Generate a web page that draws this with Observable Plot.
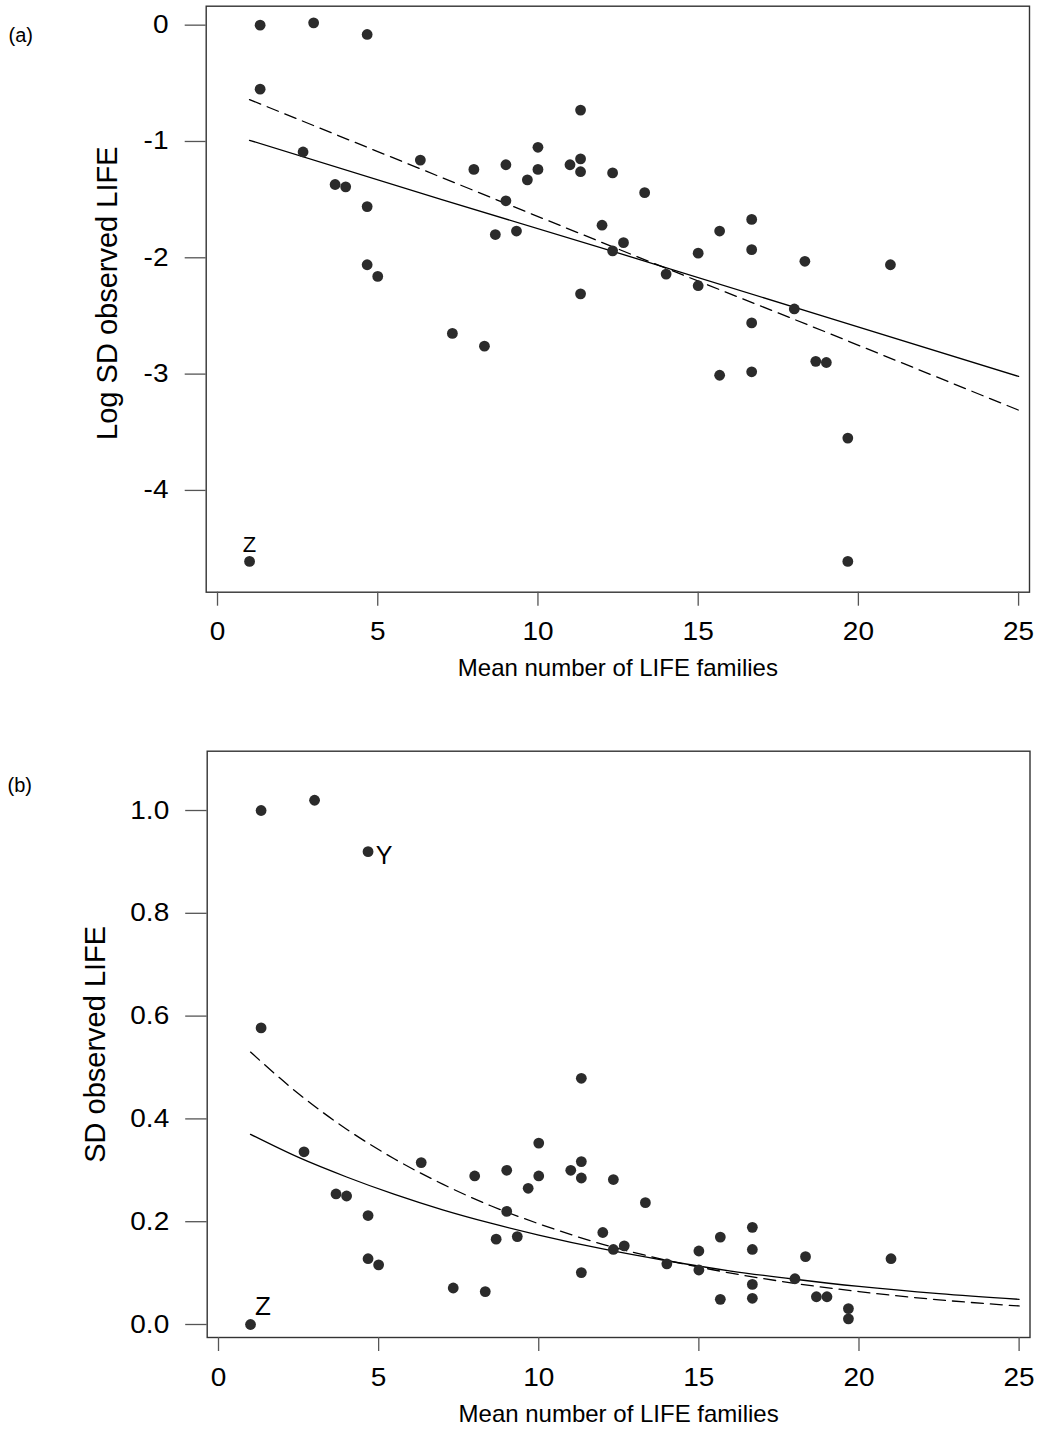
<!DOCTYPE html>
<html>
<head>
<meta charset="utf-8">
<script src="https://cdn.jsdelivr.net/npm/d3@7"></script>
<script src="https://cdn.jsdelivr.net/npm/@observablehq/plot@0.6"></script>
<style>
  html, body { margin: 0; padding: 0; background: #fff; }
  #chart svg { display: block; }
</style>
</head>
<body>
<div id="chart"></div>
<script>
// ---- data ----
const familiesMean = [1.33, 3.00, 4.67, 1.33, 2.67, 3.67, 4.00, 4.67, 4.67, 5.00,
  6.33, 8.00, 9.00, 9.00, 8.67, 9.33, 9.67, 10.00, 10.00, 11.00,
  11.33, 11.33, 11.33, 11.33, 12.33, 12.00, 12.33, 13.33, 12.67, 14.00,
  15.00, 15.00, 15.67, 16.67, 16.67, 18.33, 21.00, 18.00, 16.67, 15.67,
  16.67, 18.67, 19.00, 19.67, 19.67, 7.33, 8.33, 1.00];
const logSD = [0.00, 0.02, -0.08, -0.55, -1.09, -1.37, -1.39, -1.56, -2.06, -2.16,
  -1.16, -1.24, -1.20, -1.51, -1.80, -1.77, -1.33, -1.05, -1.24, -1.20,
  -1.15, -1.26, -0.73, -2.31, -1.27, -1.72, -1.94, -1.44, -1.87, -2.14,
  -1.96, -2.24, -1.77, -1.67, -1.93, -2.03, -2.06, -2.44, -2.56, -3.01,
  -2.98, -2.89, -2.90, -3.55, -4.61, -2.65, -2.76, -4.61];
const sdObserved = [1.00, 1.02, 0.92, 0.577, 0.336, 0.254, 0.250, 0.212, 0.128, 0.116,
  0.315, 0.289, 0.300, 0.220, 0.166, 0.171, 0.265, 0.353, 0.289, 0.300,
  0.317, 0.285, 0.479, 0.101, 0.282, 0.179, 0.146, 0.237, 0.153, 0.118,
  0.143, 0.106, 0.170, 0.189, 0.146, 0.132, 0.128, 0.089, 0.078, 0.049,
  0.051, 0.054, 0.054, 0.031, 0.011, 0.071, 0.064, 0.000];

// fitted lines, panel (a)
const fitX = [1, 7, 13, 19, 25];
const fitSolidA = [-0.99, -1.50, -2.00, -2.51, -3.02];
const fitDashedA = [-0.64, -1.31, -1.98, -2.64, -3.31];
// fitted curves, panel (b)
const curveX = [1, 2.5, 4, 5.5, 7, 8.5, 10, 12, 14, 16, 18, 20, 22.5, 25];
const curveSolidB = [0.370, 0.325, 0.287, 0.253, 0.223, 0.197, 0.174, 0.147, 0.124, 0.104, 0.088, 0.074, 0.060, 0.049];
const curveDashedB = [0.530, 0.449, 0.380, 0.322, 0.273, 0.231, 0.196, 0.156, 0.125, 0.100, 0.080, 0.064, 0.048, 0.036];

// tick values and texts
const xTicks = [0, 5, 10, 15, 20, 25];
const yTicksA = [0, -1, -2, -3, -4];
const yTicksB = [0, 0.2, 0.4, 0.6, 0.8, 1.0];
const xLabel = "Mean number of LIFE families";
const yLabelA = "Log SD observed LIFE";
const yLabelB = "SD observed LIFE";
const panelA = "(a)", panelB = "(b)";
const zIndex = 47, yIndex = 2;

// ---- drawing ----
const FONT = "'Liberation Sans', Arial, Helvetica, sans-serif";
const DOT = "#2b2b2b";

function stretchText(svg, selector, sx, sy) {
  svg.querySelectorAll(selector).forEach(t => {
    const tr = t.getAttribute("transform");
    if (tr) t.setAttribute("transform", tr + ` scale(${sx},${sy})`);
    else {
      const x = +t.getAttribute("x") || 0, y = +t.getAttribute("y") || 0;
      t.setAttribute("transform", `translate(${x},${y}) scale(${sx},${sy}) translate(${-x},${-y})`);
    }
  });
}

const svgA = Plot.plot({
  width: 1038, height: 745,
  marginLeft: 205.7, marginRight: 9, marginTop: 5.7, marginBottom: 153.3,
  style: {fontFamily: FONT, fontSize: "25px", background: "#fff", overflow: "visible"},
  x: {domain: [-0.353, 25.34]},
  y: {domain: [-4.875, 0.163]},
  marks: [
    Plot.frame({stroke: "#333", strokeWidth: 1.4}),
    Plot.axisX({ticks: xTicks, tickSize: 14, tickPadding: 16.5, label: null, fontSize: 25, stroke: "#555", strokeWidth: 1.3, tickFormat: d => String(d)}),
    Plot.axisY({ticks: yTicksA, tickSize: 21, tickPadding: 16.7, label: null, fontSize: 25, stroke: "#555", strokeWidth: 1.3, tickFormat: d => String(d)}),
    Plot.line(fitX, {x: d => d, y: (d, i) => fitSolidA[i], stroke: "#000", strokeWidth: 1.3}),
    Plot.line(fitX, {x: d => d, y: (d, i) => fitDashedA[i], stroke: "#000", strokeWidth: 1.3, strokeDasharray: "12,7"}),
    Plot.dot(familiesMean, {x: d => d, y: (d, i) => logSD[i], r: 5.4, fill: DOT, stroke: null}),
    Plot.text([zIndex], {x: i => familiesMean[i], y: i => logSD[i], text: () => "Z", dy: -16, fontSize: 22}),
    Plot.text([xLabel], {text: d => d, frameAnchor: "bottom", dy: 84, fontSize: 24, ariaLabel: "xlab"}),
    Plot.text([yLabelA], {text: d => d, frameAnchor: "left", textAnchor: "middle", rotate: -90, dx: -98, dy: -6, fontSize: 29, ariaLabel: "ylab"}),
    Plot.text([panelA], {text: d => d, frameAnchor: "top-left", textAnchor: "start", dx: -197.7, dy: 21.3, fontSize: 20, ariaLabel: "panel"})
  ]
});

const svgB = Plot.plot({
  width: 1038, height: 685,
  marginLeft: 206.7, marginRight: 8.5, marginTop: 5.7, marginBottom: 93,
  style: {fontFamily: FONT, fontSize: "25px", background: "#fff", overflow: "visible"},
  x: {domain: [-0.353, 25.34]},
  y: {domain: [-0.0253, 1.1154]},
  marks: [
    Plot.frame({stroke: "#333", strokeWidth: 1.4}),
    Plot.axisX({ticks: xTicks, tickSize: 14, tickPadding: 16.5, label: null, fontSize: 25, stroke: "#555", strokeWidth: 1.3, tickFormat: d => String(d)}),
    Plot.axisY({ticks: yTicksB, tickSize: 21.5, tickPadding: 16.5, label: null, fontSize: 25, stroke: "#555", strokeWidth: 1.3, tickFormat: d3.format(".1f")}),
    Plot.line(curveX, {x: d => d, y: (d, i) => curveSolidB[i], stroke: "#000", strokeWidth: 1.3, curve: "monotone-x"}),
    Plot.line(curveX, {x: d => d, y: (d, i) => curveDashedB[i], stroke: "#000", strokeWidth: 1.3, strokeDasharray: "12,7", curve: "monotone-x"}),
    Plot.dot(familiesMean, {x: d => d, y: (d, i) => sdObserved[i], r: 5.4, fill: DOT, stroke: null}),
    Plot.text([zIndex], {x: i => familiesMean[i], y: i => sdObserved[i], text: () => "Z", dx: 12.5, dy: -18.3, fontSize: 26}),
    Plot.text([yIndex], {x: i => familiesMean[i], y: i => sdObserved[i], text: () => "Y", textAnchor: "start", dx: 7.7, dy: 4, fontSize: 25}),
    Plot.text([xLabel], {text: d => d, frameAnchor: "bottom", dy: 84, fontSize: 24, ariaLabel: "xlab"}),
    Plot.text([yLabelB], {text: d => d, frameAnchor: "left", textAnchor: "middle", rotate: -90, dx: -111, dy: 0, fontSize: 29, ariaLabel: "ylab"}),
    Plot.text([panelB], {text: d => d, frameAnchor: "top-left", textAnchor: "start", dx: -199.7, dy: 26.3, fontSize: 20, ariaLabel: "panel"})
  ]
});

for (const svg of [svgA, svgB]) {
  stretchText(svg, 'g[aria-label$="tick label"] text', 1.12, 1);
  stretchText(svg, 'g[aria-label="xlab"] text', 1.16, 1);
  stretchText(svg, 'g[aria-label="ylab"] text', 1, 1.1);
  stretchText(svg, 'g[aria-label="panel"] text', 1.1, 1);
}

const chart = document.getElementById("chart");
chart.appendChild(svgA);
chart.appendChild(svgB);
</script>
</body>
</html>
○ ○ ○ ○ ○
= WHAT YOU ARE ASKED TO DO =
Repeat, exactly and in full, each line from the start of the data to the line that contains "0.051, 0.054, 0.054, 0.031, 0.011, 0.071, 0.064, 0.000];". Pictures do not go in.

= OUTPUT FOR THIS EXERCISE =
Generate a web page that draws this with Observable Plot.
<!DOCTYPE html>
<html>
<head>
<meta charset="utf-8">
<script src="https://cdn.jsdelivr.net/npm/d3@7"></script>
<script src="https://cdn.jsdelivr.net/npm/@observablehq/plot@0.6"></script>
<style>
  html, body { margin: 0; padding: 0; background: #fff; }
  #chart svg { display: block; }
</style>
</head>
<body>
<div id="chart"></div>
<script>
// ---- data ----
const familiesMean = [1.33, 3.00, 4.67, 1.33, 2.67, 3.67, 4.00, 4.67, 4.67, 5.00,
  6.33, 8.00, 9.00, 9.00, 8.67, 9.33, 9.67, 10.00, 10.00, 11.00,
  11.33, 11.33, 11.33, 11.33, 12.33, 12.00, 12.33, 13.33, 12.67, 14.00,
  15.00, 15.00, 15.67, 16.67, 16.67, 18.33, 21.00, 18.00, 16.67, 15.67,
  16.67, 18.67, 19.00, 19.67, 19.67, 7.33, 8.33, 1.00];
const logSD = [0.00, 0.02, -0.08, -0.55, -1.09, -1.37, -1.39, -1.56, -2.06, -2.16,
  -1.16, -1.24, -1.20, -1.51, -1.80, -1.77, -1.33, -1.05, -1.24, -1.20,
  -1.15, -1.26, -0.73, -2.31, -1.27, -1.72, -1.94, -1.44, -1.87, -2.14,
  -1.96, -2.24, -1.77, -1.67, -1.93, -2.03, -2.06, -2.44, -2.56, -3.01,
  -2.98, -2.89, -2.90, -3.55, -4.61, -2.65, -2.76, -4.61];
const sdObserved = [1.00, 1.02, 0.92, 0.577, 0.336, 0.254, 0.250, 0.212, 0.128, 0.116,
  0.315, 0.289, 0.300, 0.220, 0.166, 0.171, 0.265, 0.353, 0.289, 0.300,
  0.317, 0.285, 0.479, 0.101, 0.282, 0.179, 0.146, 0.237, 0.153, 0.118,
  0.143, 0.106, 0.170, 0.189, 0.146, 0.132, 0.128, 0.089, 0.078, 0.049,
  0.051, 0.054, 0.054, 0.031, 0.011, 0.071, 0.064, 0.000];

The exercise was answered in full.